We are slowly proving to the mass audience out there that video games deserve to be held in the same regard as film and television as a legitimate form of entertainment.
The entire movement comes from a desire for games to be taken seriously. Even with hundreds of millions of dollars worth of sales and widespread critical acclaim, mainstream audiences still struggle to see gaming presented as the legitimate form of entertainment that it is.
The gatekeepers of our society still see them as a child’s plaything, and that isn’t going to change anytime soon no matter how many fiendishly original and affecting experiences Ken Levine unleashes upon an unsuspecting world.
The movement merely wants the very best that gaming has to offer (not all of gaming) to be spoken of in the same considered and reverential tones reserved for films like There Will Be Blood and television shows like Six Feet Under. If we try and convince people that the likes of Call of Duty fall into the same category then we must be willing to accept the Transformers series and The Big Bang Theory into the category as well (I believe Professor Hubert J. Farnsworth would have the perfect phrase for such a world).
To any gamers out there – not just the hard-core – if I try and explain to you why The Last of Us is so special, I would tell you that the game is gorgeous, technically outstanding and brilliantly written. It tells a mature, ambiguous and grown up story that very few games even think of, much less execute.
The reasons why the game is regarded as one of the very best of the last console generation, and why the game is so important are clear to you. Having grown up with games in some shape or form, you possess a kind of baseline understanding about what makes a game good. And in very rare cases you can easily identify why a game might transcend the medium to become what some might call “art”.
Now try explaining The Last of Us to your average Baby Boomer, a generation of men and women raging against the dying of the light. Sure, the graphics may blow them away to a certain degree, and the realistic movement of the characters may be impressive. But the subtleness of the narrative, the little interactions between Joel and Ellie, the morally ambiguous nature of your choices within the story won’t be seen as ground-breaking in any way. After all, television and movies have been dealing in shady morality for years, why is it so important that a game does it now?
See, the problem is, while the achievement may be appreciated to a certain degree, the scope of the achievement won’t be.
Arguably the biggest challenge in seeking appropriate recognition for videogames is that this viewpoint, this seemingly ignorant stance against interactive storytelling doesn’t come from a place of outright ignorance or a vehement refusal to acknowledge advancements in the technology of storytelling – if they were all The Honourable Michael Atkinson this would be easy.

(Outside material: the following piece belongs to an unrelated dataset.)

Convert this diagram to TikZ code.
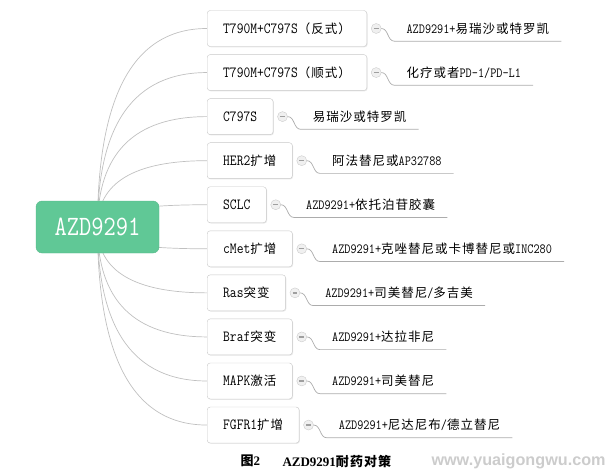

The problem is, that baseline doesn’t exist for them. They didn’t grow up absorbing stories and tales of right and wrong by living them through a controller. Those gloriously affecting experiences most of us had as a child playing Final Fantasy VII or Bioshock are totally alien to them because they don’t see games as interactive storytelling – they see them as games, as things children play with.
The term “playing” here is the key. You can’t play with culture. You can’t play with films or television. But you can play videogames. Our generation is part of this odd transition period where for the first time in our history we can interact with truly complex, adult stories and affect their outcome. But to our parents and grandparents a video game is something their child wanted to play with – because all children want to do is play – so they bought a Sega Megadrive or Super Nintendo or Sony Playstation and for them that was the end of it.
This secondary meaning to the word “play” wasn’t really around in the 50’s or 60’s. “Playing” was always something tangible that you did with dolls or balls and sticks. The children and younger adults of today have that secondary meaning implanted deep in the recesses of their brains from a very young age (just look at every 4 year old with their parent’s smartphone).
A generational shift is required for gaming to build up sufficient momentum to truly be taken seriously as a form of entertainment. By the time we become the gatekeepers everyone will have played videogames in some shape or form, whether it be mobile, PC or console everyone will have that reference point allowing them to truly appreciate the complexities of the very best that gaming has to offer.
Now that is a planet I want to live on.